Your task: Check each line of the listing below for the string "this", and copy the ones that have it.
☆ ☆ ☆ ☆ ☆ ☆ ☆
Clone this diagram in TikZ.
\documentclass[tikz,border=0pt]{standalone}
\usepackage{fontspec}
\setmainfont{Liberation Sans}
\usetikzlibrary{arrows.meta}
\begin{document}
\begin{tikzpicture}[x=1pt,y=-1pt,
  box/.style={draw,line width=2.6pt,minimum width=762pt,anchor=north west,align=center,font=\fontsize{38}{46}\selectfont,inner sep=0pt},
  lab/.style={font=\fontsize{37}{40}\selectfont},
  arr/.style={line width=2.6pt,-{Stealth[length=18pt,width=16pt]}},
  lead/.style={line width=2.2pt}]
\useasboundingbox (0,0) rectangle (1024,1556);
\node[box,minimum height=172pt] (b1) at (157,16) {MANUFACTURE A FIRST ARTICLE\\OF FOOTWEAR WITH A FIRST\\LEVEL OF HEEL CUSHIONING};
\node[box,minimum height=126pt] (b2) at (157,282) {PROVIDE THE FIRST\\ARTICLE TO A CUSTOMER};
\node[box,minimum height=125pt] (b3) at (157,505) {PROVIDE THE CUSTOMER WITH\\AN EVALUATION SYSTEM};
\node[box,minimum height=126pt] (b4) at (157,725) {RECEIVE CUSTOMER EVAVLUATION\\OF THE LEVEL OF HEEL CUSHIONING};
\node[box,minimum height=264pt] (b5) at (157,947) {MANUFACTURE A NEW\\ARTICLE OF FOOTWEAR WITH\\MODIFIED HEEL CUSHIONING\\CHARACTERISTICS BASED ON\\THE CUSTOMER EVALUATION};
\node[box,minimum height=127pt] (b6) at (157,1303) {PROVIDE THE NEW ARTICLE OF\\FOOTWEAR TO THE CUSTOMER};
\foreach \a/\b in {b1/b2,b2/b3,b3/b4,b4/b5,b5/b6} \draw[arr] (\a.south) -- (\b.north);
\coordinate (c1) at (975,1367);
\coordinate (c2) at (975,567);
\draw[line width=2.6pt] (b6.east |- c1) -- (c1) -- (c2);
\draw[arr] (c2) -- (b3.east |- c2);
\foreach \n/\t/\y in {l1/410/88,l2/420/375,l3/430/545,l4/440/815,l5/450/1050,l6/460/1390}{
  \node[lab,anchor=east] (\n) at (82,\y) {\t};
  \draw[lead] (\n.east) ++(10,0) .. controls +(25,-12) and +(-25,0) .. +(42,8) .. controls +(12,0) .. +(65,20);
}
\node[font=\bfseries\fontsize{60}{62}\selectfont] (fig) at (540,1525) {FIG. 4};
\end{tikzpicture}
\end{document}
☆ ☆ ☆ ☆ ☆ ☆ ☆
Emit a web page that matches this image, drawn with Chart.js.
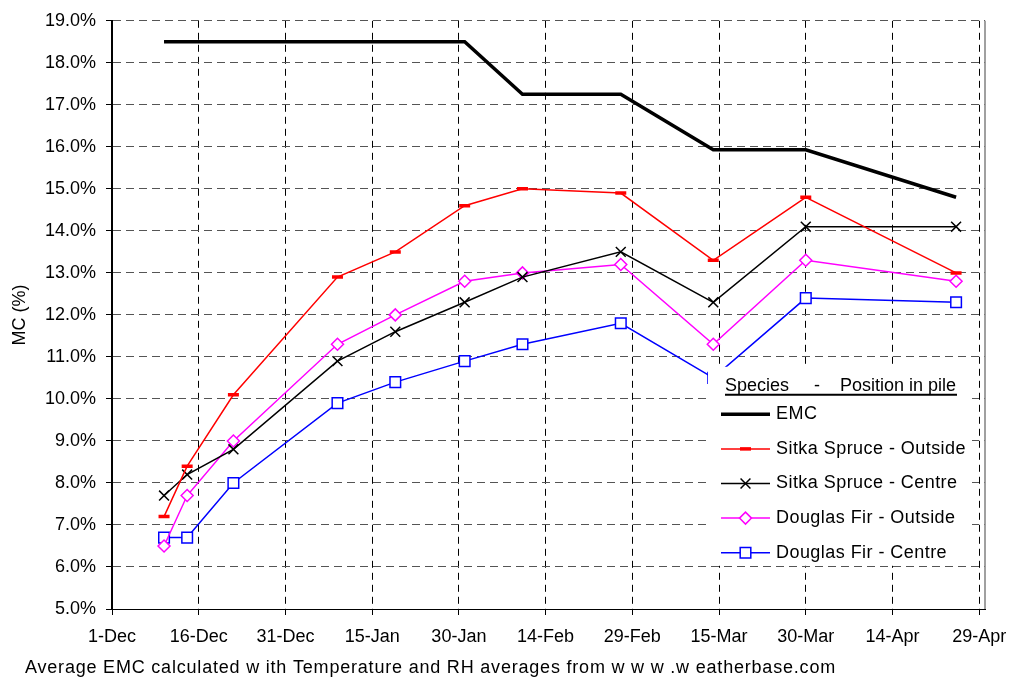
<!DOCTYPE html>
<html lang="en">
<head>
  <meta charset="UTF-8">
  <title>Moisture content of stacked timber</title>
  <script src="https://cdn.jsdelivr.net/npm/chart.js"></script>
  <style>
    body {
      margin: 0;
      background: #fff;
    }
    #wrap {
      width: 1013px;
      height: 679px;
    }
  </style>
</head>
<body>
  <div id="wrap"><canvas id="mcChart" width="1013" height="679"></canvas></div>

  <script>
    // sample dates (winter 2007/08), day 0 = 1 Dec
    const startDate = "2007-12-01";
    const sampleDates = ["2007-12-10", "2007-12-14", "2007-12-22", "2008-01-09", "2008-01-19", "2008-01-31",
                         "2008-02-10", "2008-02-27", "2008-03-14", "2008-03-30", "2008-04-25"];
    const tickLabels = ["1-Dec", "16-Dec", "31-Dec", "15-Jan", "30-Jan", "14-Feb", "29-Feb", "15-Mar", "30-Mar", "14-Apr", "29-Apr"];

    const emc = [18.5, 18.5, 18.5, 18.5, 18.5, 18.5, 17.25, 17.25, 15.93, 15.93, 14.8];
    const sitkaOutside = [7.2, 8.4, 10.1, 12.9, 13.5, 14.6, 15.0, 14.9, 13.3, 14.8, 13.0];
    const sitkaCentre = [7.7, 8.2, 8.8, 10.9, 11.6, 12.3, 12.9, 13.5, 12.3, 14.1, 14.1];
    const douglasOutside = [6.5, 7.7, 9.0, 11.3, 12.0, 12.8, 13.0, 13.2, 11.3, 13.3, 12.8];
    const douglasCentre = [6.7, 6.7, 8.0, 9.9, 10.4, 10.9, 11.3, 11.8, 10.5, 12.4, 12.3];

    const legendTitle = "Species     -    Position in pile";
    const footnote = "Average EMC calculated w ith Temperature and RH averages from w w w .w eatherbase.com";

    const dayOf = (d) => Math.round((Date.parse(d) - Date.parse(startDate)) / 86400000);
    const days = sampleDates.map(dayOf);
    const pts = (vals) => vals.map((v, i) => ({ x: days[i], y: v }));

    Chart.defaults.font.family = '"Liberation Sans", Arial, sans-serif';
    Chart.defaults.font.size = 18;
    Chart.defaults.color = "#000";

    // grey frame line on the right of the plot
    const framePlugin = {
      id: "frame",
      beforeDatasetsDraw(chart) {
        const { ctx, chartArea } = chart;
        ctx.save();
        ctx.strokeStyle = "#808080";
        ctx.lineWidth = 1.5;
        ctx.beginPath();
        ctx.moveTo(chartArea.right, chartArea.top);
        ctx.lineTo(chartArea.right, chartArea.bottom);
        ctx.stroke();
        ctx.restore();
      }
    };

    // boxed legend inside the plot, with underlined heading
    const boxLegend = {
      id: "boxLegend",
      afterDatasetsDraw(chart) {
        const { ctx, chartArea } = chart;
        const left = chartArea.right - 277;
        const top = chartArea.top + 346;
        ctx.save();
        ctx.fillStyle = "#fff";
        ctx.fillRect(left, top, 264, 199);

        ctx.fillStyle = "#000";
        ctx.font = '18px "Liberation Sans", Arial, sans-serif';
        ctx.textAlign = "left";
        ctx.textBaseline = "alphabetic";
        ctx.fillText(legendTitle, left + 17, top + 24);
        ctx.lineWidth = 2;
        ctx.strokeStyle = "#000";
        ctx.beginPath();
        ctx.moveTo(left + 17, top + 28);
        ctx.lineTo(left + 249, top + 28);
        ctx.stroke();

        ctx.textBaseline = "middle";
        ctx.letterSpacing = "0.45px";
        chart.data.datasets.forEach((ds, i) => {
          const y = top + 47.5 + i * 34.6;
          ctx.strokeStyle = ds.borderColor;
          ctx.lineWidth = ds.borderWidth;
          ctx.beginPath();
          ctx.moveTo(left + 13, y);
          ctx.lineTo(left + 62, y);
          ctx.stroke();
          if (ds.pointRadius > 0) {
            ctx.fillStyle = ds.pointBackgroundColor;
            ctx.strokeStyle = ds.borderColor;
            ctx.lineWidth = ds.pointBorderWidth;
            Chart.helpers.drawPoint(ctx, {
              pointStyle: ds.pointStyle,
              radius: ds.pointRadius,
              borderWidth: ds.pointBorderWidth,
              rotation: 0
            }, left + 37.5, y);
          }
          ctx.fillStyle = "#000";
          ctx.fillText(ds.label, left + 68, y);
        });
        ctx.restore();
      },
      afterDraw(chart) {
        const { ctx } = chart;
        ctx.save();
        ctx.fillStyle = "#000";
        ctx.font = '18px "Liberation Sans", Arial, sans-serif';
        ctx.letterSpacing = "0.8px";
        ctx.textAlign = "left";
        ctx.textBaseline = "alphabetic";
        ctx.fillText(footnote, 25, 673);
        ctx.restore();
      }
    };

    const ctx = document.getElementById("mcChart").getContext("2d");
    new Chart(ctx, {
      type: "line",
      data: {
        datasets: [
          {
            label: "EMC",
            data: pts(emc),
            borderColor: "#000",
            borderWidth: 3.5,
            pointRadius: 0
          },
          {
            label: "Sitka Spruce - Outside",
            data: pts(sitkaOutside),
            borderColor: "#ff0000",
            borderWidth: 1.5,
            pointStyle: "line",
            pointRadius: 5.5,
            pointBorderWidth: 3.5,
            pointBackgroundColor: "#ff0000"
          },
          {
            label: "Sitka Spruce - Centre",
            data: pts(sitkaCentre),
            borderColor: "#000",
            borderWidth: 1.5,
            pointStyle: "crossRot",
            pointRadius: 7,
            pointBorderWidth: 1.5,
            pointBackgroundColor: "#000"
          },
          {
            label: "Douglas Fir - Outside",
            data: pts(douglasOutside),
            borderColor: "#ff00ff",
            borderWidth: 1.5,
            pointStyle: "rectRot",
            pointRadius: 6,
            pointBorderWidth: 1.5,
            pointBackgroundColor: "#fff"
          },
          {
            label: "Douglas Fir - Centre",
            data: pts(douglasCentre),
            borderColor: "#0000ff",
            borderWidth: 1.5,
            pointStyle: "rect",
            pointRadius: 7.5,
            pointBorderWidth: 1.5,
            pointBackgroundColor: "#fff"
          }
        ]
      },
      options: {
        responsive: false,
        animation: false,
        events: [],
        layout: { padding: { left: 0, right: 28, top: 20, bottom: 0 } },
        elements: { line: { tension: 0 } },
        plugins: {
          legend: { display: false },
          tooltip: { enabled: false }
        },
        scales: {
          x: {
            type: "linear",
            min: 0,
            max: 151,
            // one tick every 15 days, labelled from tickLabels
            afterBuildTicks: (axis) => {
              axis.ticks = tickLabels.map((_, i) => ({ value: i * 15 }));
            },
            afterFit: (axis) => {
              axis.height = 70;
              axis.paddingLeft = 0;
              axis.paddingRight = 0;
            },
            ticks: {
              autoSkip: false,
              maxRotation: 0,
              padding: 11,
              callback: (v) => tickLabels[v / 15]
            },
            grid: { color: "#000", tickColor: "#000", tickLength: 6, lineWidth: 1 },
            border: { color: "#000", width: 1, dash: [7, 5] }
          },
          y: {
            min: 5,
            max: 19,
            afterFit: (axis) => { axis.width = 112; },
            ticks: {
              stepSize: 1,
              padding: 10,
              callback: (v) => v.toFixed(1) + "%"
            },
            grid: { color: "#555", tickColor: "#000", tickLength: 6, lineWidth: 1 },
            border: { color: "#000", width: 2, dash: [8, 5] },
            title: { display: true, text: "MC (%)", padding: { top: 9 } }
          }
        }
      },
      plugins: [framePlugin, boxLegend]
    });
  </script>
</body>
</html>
☆ ☆ ☆ ☆ ☆ ☆ ☆
Exercise response:
Clone this diagram in TikZ.
Emit a web page that matches this image, drawn with Chart.js.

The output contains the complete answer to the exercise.